:: Required work ::
Repeat the full listing below verbatim and keep the images out.

:: Data section ::
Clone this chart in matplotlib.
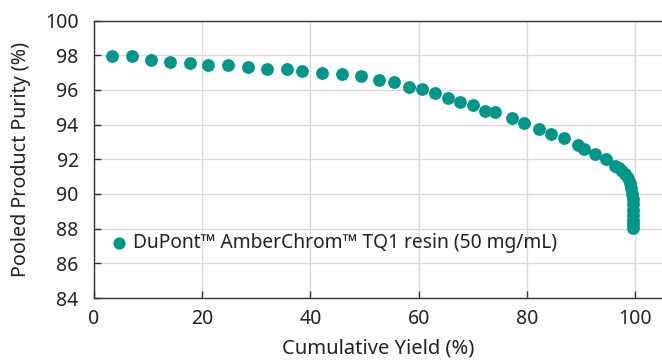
import matplotlib.pyplot as plt

plt.rcParams['font.family'] = ['Noto Sans', 'DejaVu Sans']

# cumulative yield (%) and pooled purity (%)
yield_pct = [3.3, 7.0, 10.6, 14.0, 17.7, 21.1, 24.8, 28.5, 31.9, 35.6,
             38.5, 42.2, 45.9, 49.3, 52.6, 55.5, 58.3, 60.6, 63.0, 65.4,
             67.7, 70.1, 72.3, 74.1, 77.2, 79.4, 82.2, 84.4, 86.8, 89.5,
             90.6, 92.6, 94.6, 96.4, 97.0, 97.6, 98.2, 98.7, 99.0, 99.3,
             99.5, 99.6, 99.6, 99.6, 99.6, 99.6, 99.6, 99.6]
purity_pct = [97.95, 97.95, 97.72, 97.62, 97.53, 97.43, 97.43, 97.30, 97.20, 97.20,
              97.10, 96.99, 96.90, 96.80, 96.57, 96.47, 96.15, 96.03, 95.84, 95.55,
              95.32, 95.11, 94.80, 94.71, 94.40, 94.09, 93.74, 93.45, 93.20, 92.82,
              92.59, 92.28, 92.00, 91.60, 91.50, 91.35, 91.15, 90.90, 90.65, 90.35,
              90.00, 89.70, 89.40, 89.10, 88.80, 88.50, 88.25, 88.02]
label = 'DuPont™ AmberChrom™ TQ1 resin (50 mg/mL)'

x_ticks = [0, 20, 40, 60, 80, 100]
y_ticks = [84, 86, 88, 90, 92, 94, 96, 98, 100]

fig = plt.figure(figsize=(6.62, 3.6), dpi=100)
ax = fig.add_axes([0.142, 0.172, 0.858, 0.771])

ax.scatter(yield_pct, purity_pct, s=85, color='#00968a', linewidths=0,
           label=label, zorder=3)

ax.set_xlim(0, 105)
ax.set_ylim(84, 100)
ax.set_xticks(x_ticks)
ax.set_yticks(y_ticks)
ax.grid(True, color='#d9d9d9', linewidth=1.0, zorder=0)
ax.set_axisbelow(True)

for side in ['left', 'bottom', 'top']:
    ax.spines[side].set_color('#333333')
    ax.spines[side].set_linewidth(1.0)
ax.spines['right'].set_visible(False)
ax.tick_params(direction='in', length=5, width=1, colors='#333333',
               labelsize=14, labelcolor='#222222')
ax.tick_params(axis='x', pad=8)
ax.tick_params(axis='y', pad=11)

ax.set_xlabel('Cumulative Yield (%)', fontsize=14.5, color='#222222', labelpad=7)
ax.set_ylabel('Pooled Product Purity (%)', fontsize=14.2, color='#222222', labelpad=10)

ax.legend(loc='center left', bbox_to_anchor=(0.0, 0.198), frameon=False,
          fontsize=13.8, handlelength=1.36, handletextpad=0.1, borderpad=0,
          borderaxespad=0.6, scatterpoints=1, markerscale=0.95,
          labelcolor='#222222')

fig.savefig('out.png', dpi=100)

:: Exercise response ::
Clone this chart in matplotlib.
import matplotlib.pyplot as plt

plt.rcParams['font.family'] = ['Noto Sans', 'DejaVu Sans']

# cumulative yield (%) and pooled purity (%)
yield_pct = [3.3, 7.0, 10.6, 14.0, 17.7, 21.1, 24.8, 28.5, 31.9, 35.6,
             38.5, 42.2, 45.9, 49.3, 52.6, 55.5, 58.3, 60.6, 63.0, 65.4,
             67.7, 70.1, 72.3, 74.1, 77.2, 79.4, 82.2, 84.4, 86.8, 89.5,
             90.6, 92.6, 94.6, 96.4, 97.0, 97.6, 98.2, 98.7, 99.0, 99.3,
             99.5, 99.6, 99.6, 99.6, 99.6, 99.6, 99.6, 99.6]
purity_pct = [97.95, 97.95, 97.72, 97.62, 97.53, 97.43, 97.43, 97.30, 97.20, 97.20,
              97.10, 96.99, 96.90, 96.80, 96.57, 96.47, 96.15, 96.03, 95.84, 95.55,
              95.32, 95.11, 94.80, 94.71, 94.40, 94.09, 93.74, 93.45, 93.20, 92.82,
              92.59, 92.28, 92.00, 91.60, 91.50, 91.35, 91.15, 90.90, 90.65, 90.35,
              90.00, 89.70, 89.40, 89.10, 88.80, 88.50, 88.25, 88.02]
label = 'DuPont™ AmberChrom™ TQ1 resin (50 mg/mL)'

x_ticks = [0, 20, 40, 60, 80, 100]
y_ticks = [84, 86, 88, 90, 92, 94, 96, 98, 100]

fig = plt.figure(figsize=(6.62, 3.6), dpi=100)
ax = fig.add_axes([0.142, 0.172, 0.858, 0.771])

ax.scatter(yield_pct, purity_pct, s=85, color='#00968a', linewidths=0,
           label=label, zorder=3)

ax.set_xlim(0, 105)
ax.set_ylim(84, 100)
ax.set_xticks(x_ticks)
ax.set_yticks(y_ticks)
ax.grid(True, color='#d9d9d9', linewidth=1.0, zorder=0)
ax.set_axisbelow(True)

for side in ['left', 'bottom', 'top']:
    ax.spines[side].set_color('#333333')
    ax.spines[side].set_linewidth(1.0)
ax.spines['right'].set_visible(False)
ax.tick_params(direction='in', length=5, width=1, colors='#333333',
               labelsize=14, labelcolor='#222222')
ax.tick_params(axis='x', pad=8)
ax.tick_params(axis='y', pad=11)

ax.set_xlabel('Cumulative Yield (%)', fontsize=14.5, color='#222222', labelpad=7)
ax.set_ylabel('Pooled Product Purity (%)', fontsize=14.2, color='#222222', labelpad=10)

ax.legend(loc='center left', bbox_to_anchor=(0.0, 0.198), frameon=False,
          fontsize=13.8, handlelength=1.36, handletextpad=0.1, borderpad=0,
          borderaxespad=0.6, scatterpoints=1, markerscale=0.95,
          labelcolor='#222222')

fig.savefig('out.png', dpi=100)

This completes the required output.